My Mom's Lemon Meringue Pie

Ingredients:
- 7 tbsp cornstarch ( If you are wheat sensitive then increase the starch to
8tbs and eliminate the flour and use a flour free crust)
- 2 tbsp all-purpose flour ( my Mom used to sift the flour but now this is
already done)
- 1/2 teaspoon salt
- 1-1/4 cups sugar
- 1-1/2 cups water plus 1/4 cup in an empty 10 ounce or larger jar
- 3 eggs, separated
- zest (grated skin - the yellow only) from 1 medium lemon
- juice from 1 to 2 medium lemons depending on taste
- 1 tablespoon butter
- 1 pre-baked, 9-inch pie crust (Cool it)
While you are blending the ingredients preheat the oven to 325°F. More or less
depending on how accurate your thermostat is. (this your learn from experience)Place
the starch and flour with 1/4 sup ( 2 ounces) of water in a jar, tighten the
lid. Shake vigorously for 2 minutes an set aside.
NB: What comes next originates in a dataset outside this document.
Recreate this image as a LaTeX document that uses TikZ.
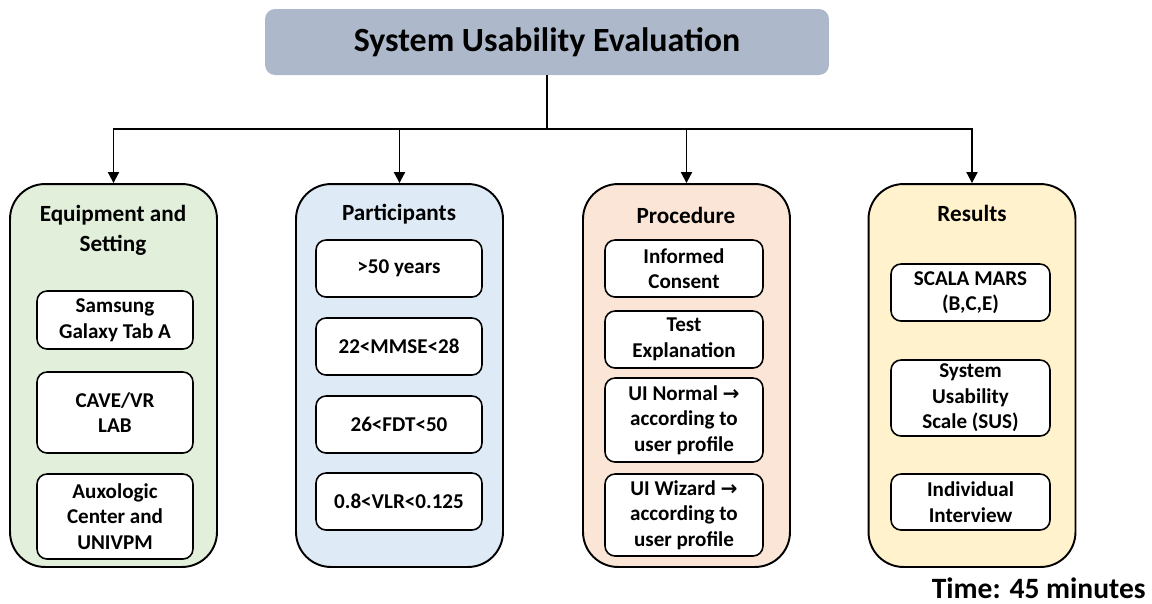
\documentclass[tikz,border=0pt]{standalone}
\usepackage{fontspec}
\setmainfont{Carlito}
\newfontfamily\symfont{DejaVu Sans}
\usetikzlibrary{arrows.meta}
\definecolor{titlefill}{HTML}{ADB9CA}
\definecolor{greenfill}{HTML}{E2EFDA}
\definecolor{bluefill}{HTML}{DEEBF7}
\definecolor{orangefill}{HTML}{FBE5D6}
\definecolor{yellowfill}{HTML}{FFF2CC}
\tikzset{
  titlebox/.style={fill=titlefill, rounded corners=0.2cm, minimum width=11.28cm, minimum height=1.32cm, font=\fontsize{19.3}{23}\selectfont\bfseries},
  colbox/.style={draw=black, line width=1.1pt, rounded corners=0.7cm, minimum width=4.14cm, minimum height=7.66cm},
  coltitle/.style={align=center, font=\fontsize{13.2}{17}\selectfont\bfseries},
  item/.style={draw=black, fill=white, line width=0.9pt, rounded corners=0.2cm, align=center, inner sep=1pt, font=\fontsize{12}{14.6}\selectfont\bfseries},
  conn/.style={line width=1.1pt, draw=black},
  arr/.style={conn, -{Triangle[length=2.2mm,width=2.2mm]}}
}
\newcommand\rarrow{{\symfont\fontsize{11.5}{14.6}\selectfont →}}
\begin{document}
\begin{tikzpicture}[x=0.02cm,y=-0.02cm]
\useasboundingbox (0,0) rectangle (1152,603);
% title
\node[titlebox] (title) at (547,42) {System Usability Evaluation};
% columns
\node[colbox, fill=greenfill] (eq) at (113.5,375.5) {};
\node[colbox, fill=bluefill] (pa) at (399.5,375.5) {};
\node[colbox, fill=orangefill] (pr) at (686.5,375.5) {};
\node[colbox, fill=yellowfill] (re) at (972,375.5) {};
% column titles
\node[coltitle] (eqt) at (113,230) {Equipment and\\Setting};
\node[coltitle] (pat) at (399,214) {Participants};
\node[coltitle] (prt) at (686,215) {Procedure};
\node[coltitle] (ret) at (972,213) {Results};
% equipment items
\node[item, minimum width=3.12cm, minimum height=1.16cm] (eq1) at (115,320) {Samsung\\Galaxy Tab A};
\node[item, minimum width=3.12cm, minimum height=1.62cm] (eq2) at (115,412.5) {CAVE/VR\\LAB};
\node[item, minimum width=3.12cm, minimum height=1.70cm] (eq3) at (115,516.5) {Auxologic\\Center and\\UNIVPM};
% participants items
\node[item, minimum width=3.32cm, minimum height=1.14cm] (pa1) at (399,268.5) {>50 years};
\node[item, minimum width=3.32cm, minimum height=1.14cm] (pa2) at (399,346.5) {22<MMSE<28};
\node[item, minimum width=3.32cm, minimum height=1.14cm] (pa3) at (399,424.5) {26<FDT<50};
\node[item, minimum width=3.32cm, minimum height=1.14cm] (pa4) at (399,501.5) {0.8<VLR<0.125};
% procedure items
\node[item, minimum width=3.16cm, minimum height=1.14cm] (pr1) at (684,268.5) {Informed\\Consent};
\node[item, minimum width=3.16cm, minimum height=1.14cm] (pr2) at (684,339.5) {Test\\Explanation};
\node[item, minimum width=3.16cm, minimum height=1.68cm] (pr3) at (684,420) {UI Normal \rarrow\\according to\\user profile};
\node[item, minimum width=3.16cm, minimum height=1.64cm] (pr4) at (684,515) {UI Wizard \rarrow\\according to\\user profile};
% results items
\node[item, minimum width=3.18cm, minimum height=1.14cm] (re1) at (970.5,292.5) {SCALA MARS\\(B,C,E)};
\node[item, minimum width=3.18cm, minimum height=1.52cm] (re2) at (970.5,398) {System\\Usability\\Scale (SUS)};
\node[item, minimum width=3.18cm, minimum height=1.12cm] (re3) at (970.5,502) {Individual\\Interview};
% time
\node[anchor=base east, inner sep=0pt, font=\fontsize{16.8}{20}\selectfont\bfseries] (time) at (1146,598) {Time: 45 minutes};
% connectors
\coordinate (hub) at (547,129);
\draw[conn] (title.south) -- (hub);
\draw[arr] (hub) -| (eq.north);
\draw[arr] (hub) -| (pa.north);
\draw[arr] (hub) -| (pr.north);
\draw[arr] (hub) -| (re.north);
\end{tikzpicture}
\end{document}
In a 4 quart saucepan or
double boiler combine the sugar, salt and balance of the water water. Using
a long wooden spoon stir vigorously over medium-high heat. Re shake the
starch/flour mixture and add it to the heating mixture before it gets too hot.
Continue heating until mixture
boils, and the continue stirring constantly, for 1 addition minute while boiling.
It will begin thickening at this point.
Beat the egg yolks in a bowl with a fork.
Caution: Using care, in a separate bowl, mix half the boiled mixture with the egg yolks.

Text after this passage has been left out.